LEOFRIC of Bourne (fl. 1100) is said to have written a life of Hereward [q. v.] in English. The sole authority for this statement is the anonymous writer of the ‘Gesta Herewardi,’ whose work is a tissue of legends and romances constructed in order to magnify the name of his hero. It is found on f. cccxx. sqq. of the ‘Cartulary of Peterborough Abbey,’ which now belongs to Peterborough Cathedral Library, and was compiled in the end of the thirteenth and beginning of the fourteenth centuries. The writer of the ‘Gesta’ states that he gathered facts from men who were living in Hereward's time, and if this were so he must have lived in the first half of the twelfth century.

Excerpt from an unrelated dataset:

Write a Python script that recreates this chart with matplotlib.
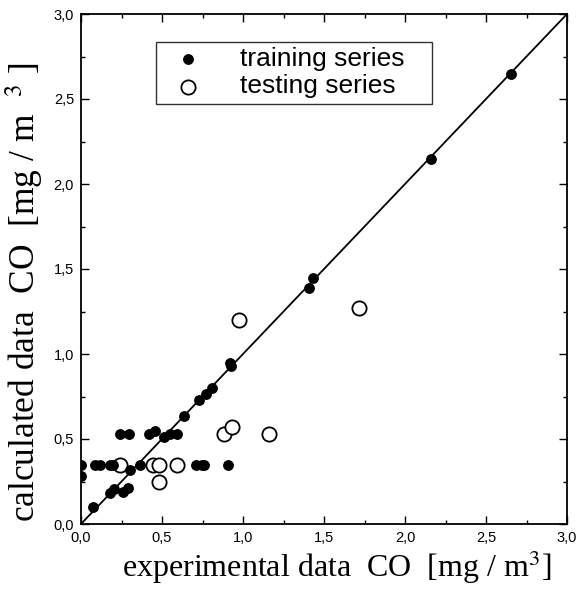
import matplotlib
matplotlib.use("Agg")
import matplotlib.pyplot as plt
from matplotlib.ticker import MultipleLocator, FuncFormatter

plt.rcParams["mathtext.fontset"] = "stix"

train_x = [0.0, 0.0, 0.076, 0.086, 0.117, 0.18, 0.20, 0.18, 0.204, 0.26, 0.29, 0.30,
           0.24, 0.296, 0.364, 0.42, 0.457, 0.512, 0.55, 0.595, 0.636, 0.73, 0.77,
           0.81, 0.92, 0.925, 0.71, 0.745, 0.76, 0.905, 1.41, 1.434, 2.16, 2.652]
train_y = [0.35, 0.28, 0.10, 0.35, 0.35, 0.35, 0.35, 0.18, 0.206, 0.19, 0.21, 0.32,
           0.53, 0.53, 0.35, 0.53, 0.55, 0.51, 0.53, 0.53, 0.635, 0.73, 0.763,
           0.80, 0.945, 0.93, 0.35, 0.35, 0.35, 0.35, 1.39, 1.445, 2.15, 2.645]

test_x = [0.24, 0.447, 0.48, 0.48, 0.59, 0.88, 0.934, 1.16, 0.975, 1.716]
test_y = [0.35, 0.35, 0.35, 0.25, 0.35, 0.53, 0.57, 0.53, 1.20, 1.27]

line_x = [0.0, 3.0]
line_y = [0.0, 3.0]

fig = plt.figure(figsize=(5.8, 5.97), dpi=100)
ax = fig.add_axes([81/580, 1-524/597, 486/580, 510/597])

ax.plot(line_x, line_y, color="black", lw=1.3, zorder=1)
ax.scatter(train_x, train_y, s=46, color="black", zorder=3, label="training series")
ax.scatter(test_x, test_y, s=105, facecolors="white", edgecolors="black",
           linewidths=1.3, zorder=2, label="testing series")

ax.set_xlim(0, 3)
ax.set_ylim(0, 3)
fmt = FuncFormatter(lambda v, p: f"{v:.1f}".replace(".", ","))
for a in (ax.xaxis, ax.yaxis):
    a.set_major_locator(MultipleLocator(0.5))
    a.set_minor_locator(MultipleLocator(0.25))
    a.set_major_formatter(fmt)
ax.tick_params(which="both", direction="in", top=True, right=True,
               labelsize=10.5, width=1)
ax.tick_params(which="major", length=6, pad=5)
ax.tick_params(which="minor", length=3)
for lab in ax.get_xticklabels() + ax.get_yticklabels():
    lab.set_family("Liberation Sans")
for sp in ax.spines.values():
    sp.set_linewidth(1.3)

ax.set_xlabel(r"experimental data  CO  [mg / m$^3$]", family="Liberation Serif",
              fontsize=23)
ax.xaxis.set_label_coords(0.527, -0.048)
ax.set_ylabel(r"calculated data  CO  [mg / m  $^{3}$ ]", family="Liberation Serif",
              fontsize=25.5)
ax.yaxis.set_label_coords(-0.072, 0.455)

leg = ax.legend(loc="upper left", bbox_to_anchor=(0.154, 0.83, 0.568, 0.115),
                mode="expand", frameon=True,
                fancybox=False, edgecolor="black", prop={"family": "Liberation Sans", "size": 19},
                handletextpad=1.0, borderpad=0.2, labelspacing=0.12, borderaxespad=0,
                handlelength=2.0)
leg.get_frame().set_linewidth(1.0)

fig.savefig("out.png", dpi=100)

The English work of Leofric the deacon, Hereward's chaplain (presbyter) at Bourne (Brun), was his chief source, and he says Leofric was fond of collecting for the edification of his hearers all the acts of giants and warriors out of the fables of the ancients, or from faithful report, and of committing these to writing. Leofric was one of Hereward's chosen followers, and, although a monk, he was skilled in arms. He is praised for his astuteness in carrying out a plan for the release of Hereward when on his way from Bedford to Rockingham in the custody of Robert de Horepol.

The account of Hereward's career given in the ‘Gesta’ resembles rather that of the pseudo-Ingulph than that of the ‘Liber Eliensis’ (cf. Freeman, Norm. Conq. iv. 455, and note O O).

[Gaimar's Lestorie des Engles, ed. Hardy and Martin (Rolls Ser.), 1888, i. 339; Gesta Herewardi, pp. 373, 383, 402; see art. Hereward.]